The global mean temperature in 2021 was around 1.11 ± 0.13C above the 1850–1900 pre-industrial average.

This is less warm than some recent years due to the influence of La Niña conditions at the start and end of the year.

The most recent seven years, 2015 to 2021, were the seven warmest years on record.

Global mean sea level reached a new record high in 2021, rising an average of 4.5mm per year over the period 2013–2021.

2021 marked one of the biggest ice melt years for Greenland in recorded history

The Antarctic ozone hole reached a maximum area of 24.8 million square kilometres in 2021.

This unusually deep and large ozone hole was driven by a strong and stable polar vortex and colder-than-average conditions in the lower stratosphere.

Greenland experienced an exceptional mid-August melt event and the first-ever recorded rainfall at Summit Station, the highest point on the Greenland ice sheet at an altitude of 3,216m.

Exceptional heatwaves broke records across western North America and the Mediterranean.

Death Valley, California reached 54.4C on 9 July, equaling a similar 2020 value as the highest recorded in the world since at least the 1930s, and Syracuse in Sicily reached 48.8C.

Hurricane Ida was the most significant of the North Atlantic season, making landfall in Louisiana on 29 August, equaling the strongest landfall on record for the state, with economic losses in the US estimated at $75billion (€71.32bn).

Death Valley, California reached 54.4C on 9 July

Deadly and costly flooding induced economic losses of $17.7bn (€16.8bn) in Henan province of China, and Western Europe experienced some of its most severe flooding on record in mid-July.

This event was associated with economic losses in Germany exceeding US$ 20bn.

Drought affected many parts of the world, including areas in Canada, United States, Islamic Republic of Iran, Afghanistan, Pakistan, Turkey and Turkmenistan.

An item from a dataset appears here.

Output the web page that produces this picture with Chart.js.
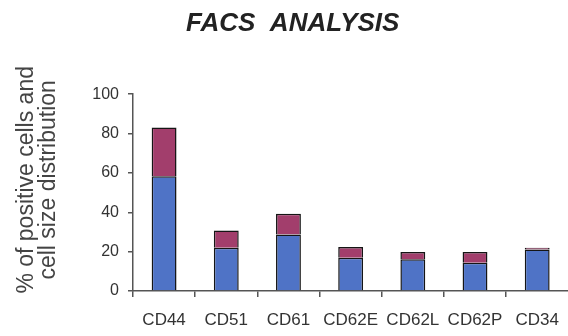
<!DOCTYPE html>
<html><head><meta charset="utf-8">
<script src="https://cdn.jsdelivr.net/npm/chart.js@4"></script>
<style>
html,body{margin:0;padding:0;background:#fff;overflow:hidden;}
#wrap{position:relative;width:572px;height:336px;}
</style></head>
<body><div id="wrap"><canvas id="c"></canvas></div>
<script>
const categories = ["CD44","CD51","CD61","CD62E","CD62L","CD62P","CD34"];
const positiveCells = [58.3, 22.0, 28.7, 16.9, 16.1, 14.4, 21.1];
const cellSizeDist = [24.8, 8.7, 10.5, 5.4, 3.7, 5.4, 0.9];
const yTicks = [0, 20, 40, 60, 80, 100];

const axisColor = '#555';
new Chart(document.getElementById('c'), {
  type: 'bar',
  data: {
    labels: categories,
    datasets: [
      {label:'positive', data: positiveCells, backgroundColor:'#4f73c6', borderColor:'#151515', borderWidth:1.5, barPercentage:0.4, categoryPercentage:1},
      {label:'size', data: cellSizeDist, backgroundColor:'#a23e6c', borderColor:'#151515', borderWidth:1.5, barPercentage:0.4, categoryPercentage:1}
    ]
  },
  options: {
    responsive:true, maintainAspectRatio:false, animation:false,
    layout:{padding:{left:0,right:1,top:0,bottom:0}},
    plugins:{
      legend:{display:false}, tooltip:{enabled:false},
      title:{display:true, text:'  FACS  ANALYSIS', color:'#222',
        font:{family:'Liberation Sans, Arial, sans-serif', size:26, weight:'bold', style:'italic', lineHeight:1.2},
        padding:{top:8, bottom:55}}
    },
    scales:{
      x:{stacked:true,
        grid:{display:true, offset:true, drawOnChartArea:false, drawTicks:true, tickLength:6, color:axisColor, lineWidth:1.5},
        border:{display:true, color:axisColor, width:1.5},
        ticks:{color:'#333', padding:13, maxRotation:0, font:{family:'Liberation Sans, Arial, sans-serif', size:17}},
        afterFit:(s)=>{s.height=45;}
      },
      y:{stacked:true, min:0, max:100,
        afterBuildTicks:(s)=>{s.ticks = yTicks.map(v=>({value:v}));},
        grid:{display:true, drawOnChartArea:false, drawTicks:true, tickLength:5, color:axisColor, lineWidth:1.5},
        border:{display:true, color:axisColor, width:1.5},
        ticks:{color:'#333', padding:9, font:{family:'Liberation Sans, Arial, sans-serif', size:16}},
        title:{display:true, text:['    % of positive cells and','    cell size distribution'], color:'#444',
          font:{family:'Liberation Sans, Arial, sans-serif', size:23, lineHeight:0.98}, padding:{top:15,bottom:0}},
        afterFit:(s)=>{s.width=133;}
      }
    }
  }
});
</script></body></html>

In Canada, severe drought led to forecast wheat and canola crop production levels being 35–40% below 2020 levels, while in the United States, the level of Lake Mead on the Colorado River fell in July to 47m below full supply level, the lowest level on record.

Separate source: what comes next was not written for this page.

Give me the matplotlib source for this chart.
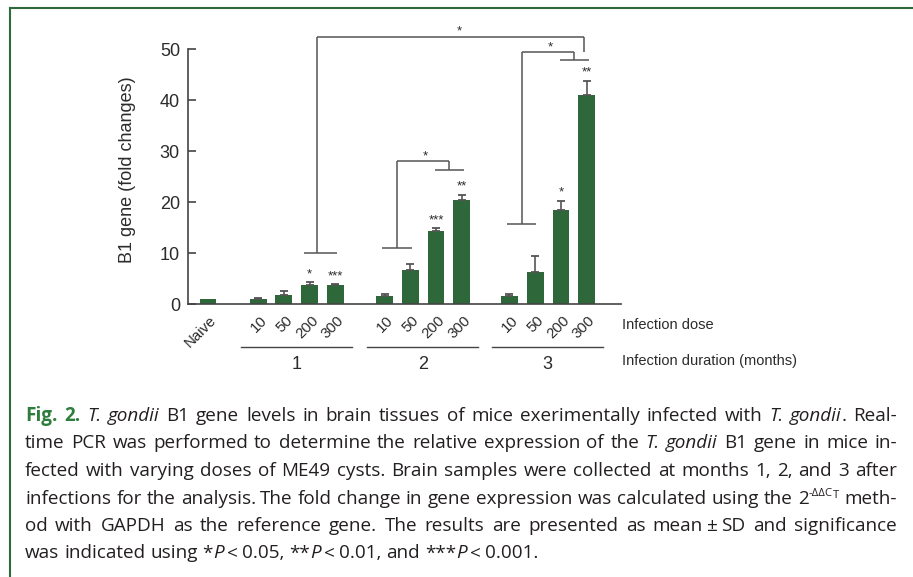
import matplotlib
matplotlib.use('Agg')
import matplotlib.pyplot as plt
from matplotlib.lines import Line2D
from matplotlib.transforms import blended_transform_factory

W, H, DPI = 913, 577, 100

# ---------------- data ----------------
naive_label = 'Naive'
naive_mean = 1.0
dose_labels = ['10', '50', '200', '300']
duration_labels = ['1', '2', '3']
mean_m1 = [1.0, 1.8, 3.8, 3.8]
sd_m1 = [0.3, 0.85, 0.5, 0.2]
stars_m1 = ['', '', '*', '***']
mean_m2 = [1.6, 6.7, 14.4, 20.4]
sd_m2 = [0.45, 1.1, 0.45, 1.1]
stars_m2 = ['', '', '***', '**']
mean_m3 = [1.6, 6.3, 18.5, 41.0]
sd_m3 = [0.45, 3.1, 1.8, 2.8]
stars_m3 = ['', '', '*', '**']
y_ticks = [0, 10, 20, 30, 40, 50]
y_label = 'B1 gene (fold changes)'
row_labels = ['Infection dose', 'Infection duration (months)']

# bracket levels (fold change units)
bracket_m1_low = 10.0
bracket_m2_levels = (11.0, 26.3, 28.0)   # left span, right span, top
bracket_m3_levels = (15.7, 47.8, 49.4)
bracket_top_level = 52.4
bracket_stars = ['*', '*', '*']

caption_lines = [
    "[Fig.] [2.] {T.} {gondii} B1 gene levels in brain tissues of mice exerimentally infected with {T.} {gondii}. Real-",
    "time PCR was performed to determine the relative expression of the {T.} {gondii} B1 gene in mice in-",
    "fected with varying doses of ME49 cysts. Brain samples were collected at months 1, 2, and 3 after",
    "infections for the analysis.¦The fold change in gene expression was calculated using the 2^-ΔΔC^`T` meth-",
    "od with GAPDH as the reference gene. The results are presented as mean¦±¦SD and significance",
    "was indicated using *{P}¦<¦0.05, **{P}¦<¦0.01, and ***{P}¦<¦0.001.",
]

# ---------------- style ----------------
bar_c = '#2e673a'
green = '#2e6b3a'
axis_c = '#444444'
txt_c = '#2b2b2b'
err_c = '#555555'
br_c = '#555555'
plt.rcParams['font.family'] = ['Liberation Sans', 'DejaVu Sans']

fig = plt.figure(figsize=(W / DPI, H / DPI), dpi=DPI, facecolor='white')

def fx(x):
    return x / W

def fy(y):
    return 1 - y / H

# axes placement (pixels)
ax_left, ax_right, ax_bottom, ax_top = 188, 621, 304.3, 18.4
ax = fig.add_axes([fx(ax_left), fy(ax_bottom), (ax_right - ax_left) / W, (ax_bottom - ax_top) / H])
ax.set_facecolor('none')

# positions (layout)
bar_w = 0.65
x_naive = 0.0
starts = [1.95, 6.87, 11.73]
xs = [[s + i for i in range(len(dose_labels))] for s in starts]
means = [mean_m1, mean_m2, mean_m3]
sds = [sd_m1, sd_m2, sd_m3]
stars = [stars_m1, stars_m2, stars_m3]

ax.bar([x_naive], [naive_mean], width=bar_w, color=bar_c, zorder=2)
for gx, gm, gs in zip(xs, means, sds):
    ax.bar(gx, gm, width=bar_w, color=bar_c, zorder=2)
    ax.errorbar(gx, gm, yerr=[[0] * len(gs), gs], fmt='none', ecolor=err_c,
                elinewidth=1.2, capsize=3, capthick=1.3, zorder=3)

ax.set_xlim(-0.78, 16.07)
ax.set_ylim(0, 56)
for s in ['top', 'right']:
    ax.spines[s].set_visible(False)
ax.spines['left'].set_bounds(0, 50)
for s in ['left', 'bottom']:
    ax.spines[s].set_color(axis_c)
    ax.spines[s].set_linewidth(1.2)
ax.set_yticks(y_ticks)
ax.tick_params(axis='y', direction='in', length=5.8, width=1.2, color=axis_c,
               pad=5.8, labelsize=13, labelcolor=txt_c)
ax.set_xticks([])

# significance stars above bars
for gx, gm, gs, st in zip(xs, means, sds, stars):
    for x, m, s, label in zip(gx, gm, gs, st):
        if label:
            ax.annotate(label, (x, m + s), xytext=(0, 3.5), textcoords='offset points',
                        ha='center', va='baseline', fontsize=9.5, color=txt_c)

# brackets
def seg(xa, ya, xb, yb):
    ax.plot([xa, xb], [ya, yb], color=br_c, lw=1.1, clip_on=False,
            solid_capstyle='butt', zorder=4)

def star(x, y, label):
    ax.annotate(label, (x, y), xytext=(0, 1.5), textcoords='offset points',
                ha='center', va='baseline', fontsize=9.5, color=txt_c)

d = 0.05
for gx, (low_l, low_r, top), lab in zip([xs[1], xs[2]], [bracket_m2_levels, bracket_m3_levels],
                                        bracket_stars[:2]):
    ml = (gx[0] + gx[1]) / 2
    mr = (gx[2] + gx[3]) / 2
    seg(gx[0] - d - 0.05, low_l, gx[1] + d, low_l)
    seg(ml, low_l, ml, top)
    seg(ml, top, mr, top)
    seg(mr, top, mr, low_r)
    seg(gx[2] - d, low_r, gx[3] + d + 0.05, low_r)
    star((ml + mr) / 2 + 0.1, top, lab)

g1 = xs[0]
m1 = (g1[2] + g1[3]) / 2 - 0.2
seg(g1[2] - d - 0.15, bracket_m1_low, g1[3] + d, bracket_m1_low)
seg(m1, bracket_m1_low, m1, bracket_top_level)
right_end = xs[2][3] - 0.1
seg(m1, bracket_top_level, right_end, bracket_top_level)
seg(right_end, bracket_top_level, right_end, bracket_m3_levels[2])
star((m1 + right_end) / 2 + 0.35, bracket_top_level, bracket_stars[2])

# ---------------- below-axis labels ----------------
tr = blended_transform_factory(ax.transData, fig.transFigure)
lab_off = 0.25
lab_y = fy(318)
fig.text(x_naive + lab_off, lab_y, naive_label, transform=tr, rotation=45,
         rotation_mode='anchor', ha='right', va='center', fontsize=10.8, color=txt_c)
for gx in xs:
    for x, lab in zip(gx, dose_labels):
        fig.text(x + lab_off, lab_y, lab, transform=tr, rotation=45,
                 rotation_mode='anchor', ha='right', va='center', fontsize=10.8, color=txt_c)
for gx, lab in zip(xs, duration_labels):
    x0, x1 = gx[0] - 0.68, gx[-1] + 0.65
    fig.add_artist(Line2D([x0, x1], [fy(346.7), fy(346.7)], transform=tr,
                          color=axis_c, lw=1.0))
    fig.text((x0 + x1) / 2, fy(364.5), lab, transform=tr, ha='center', va='center',
             fontsize=13, color=txt_c)

fig.text(fx(621.7), fy(325), row_labels[0], ha='left', va='center', fontsize=10.5, color=txt_c)
fig.text(fx(621.7), fy(361), row_labels[1], ha='left', va='center', fontsize=10.5, color=txt_c)
fig.text(fx(128), fy(170), y_label, rotation=90, ha='center', va='center',
         fontsize=13, color=txt_c)

# ---------------- frame ----------------
fig.add_artist(Line2D([fx(9.5), fx(913)], [fy(8), fy(8)], color=green, lw=1.5))
fig.add_artist(Line2D([fx(9.5), fx(9.5)], [fy(8), fy(577)], color=green, lw=1.5))

# ---------------- caption (justified) ----------------
cap_family = ['Open Sans', 'DejaVu Sans']
cap_txt = '#231f20'
cap_green = '#2e7d3c'
renderer = fig.canvas.get_renderer()

def parse(line):
    words, runs, buf = [], [], ''
    st = {'i': False, 'b': False, 'sup': False, 'ss': False}
    toggles = {'{': 'i', '}': 'i', '[': 'b', ']': 'b', '^': 'sup', '`': 'ss'}

    def cur():
        if st['ss']:
            return 'ss'
        if st['sup']:
            return 'sup'
        if st['b']:
            return 'b'
        if st['i']:
            return 'i'
        return 'n'
    for ch in line + ' ':
        if ch in toggles or ch in ' ¦':
            if buf:
                runs.append((buf, cur()))
                buf = ''
            if ch in toggles:
                k = toggles[ch]
                st[k] = not st[k]
            elif ch == '¦':
                runs.append(('', 'gap'))
            else:
                if runs:
                    words.append(runs)
                runs = []
        else:
            buf += ch
    return words

def props(style, fs):
    p = dict(family=cap_family, fontsize=fs, color=cap_txt)
    if style == 'i':
        p['style'] = 'italic'
    elif style == 'b':
        p.update(weight='bold', color=cap_green)
    elif style in ('sup', 'ss'):
        p['fontsize'] = fs * 0.6
    return p

def rwidth(text, style, fs):
    if style == 'gap':
        return fs * DPI / 72 * 0.2
    t = fig.text(0, 0, text, **props(style, fs))
    w = t.get_window_extent(renderer).width
    t.remove()
    return w

parsed = [parse(l) for l in caption_lines]
cap_left, cap_right = 25, 897
line_w = cap_right - cap_left

fs = 13.6
for _ in range(4):
    worst = 0
    for words in parsed:
        tot = sum(rwidth(t, s, fs) for w in words for t, s in w)
        need = tot + (len(words) - 1) * 0.18 * fs * DPI / 72
        worst = max(worst, need)
    if worst > line_w:
        fs *= line_w / worst
    else:
        break

space_nat = rwidth('a a', 'n', fs) - rwidth('aa', 'n', fs)
base0, lstep = 421, 27.5
for li, words in enumerate(parsed):
    wws = [[rwidth(t, s, fs) for t, s in w] for w in words]
    tot = sum(sum(x) for x in wws)
    if li < len(parsed) - 1:
        sp = (line_w - tot) / (len(words) - 1)
    else:
        sp = space_nat
    x = cap_left
    yb = base0 + li * lstep
    em = fs * DPI / 72
    for w, ww in zip(words, wws):
        for (t, s), rw in zip(w, ww):
            if s != 'gap':
                rise = 0.0
                if s == 'sup':
                    rise = 0.40 * em
                elif s == 'ss':
                    rise = 0.28 * em
                fig.text(fx(x), fy(yb - rise), t, ha='left', va='baseline', **props(s, fs))
            x += rw
        x += sp

fig.savefig('out.png', dpi=DPI, facecolor='white')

The compounded effects of conflict, extreme weather events and economic shocks, further exacerbated by the Covid-19 pandemic, undermined decades of progress towards improving food security globally.

Hydro-meteorological hazards continued to contribute to internal displacement.

The countries with the highest numbers of displacements recorded as of October 2021 were China (more than 1.4 million), Viet Nam (more than 664,000) and the Philippines (more than 600,000).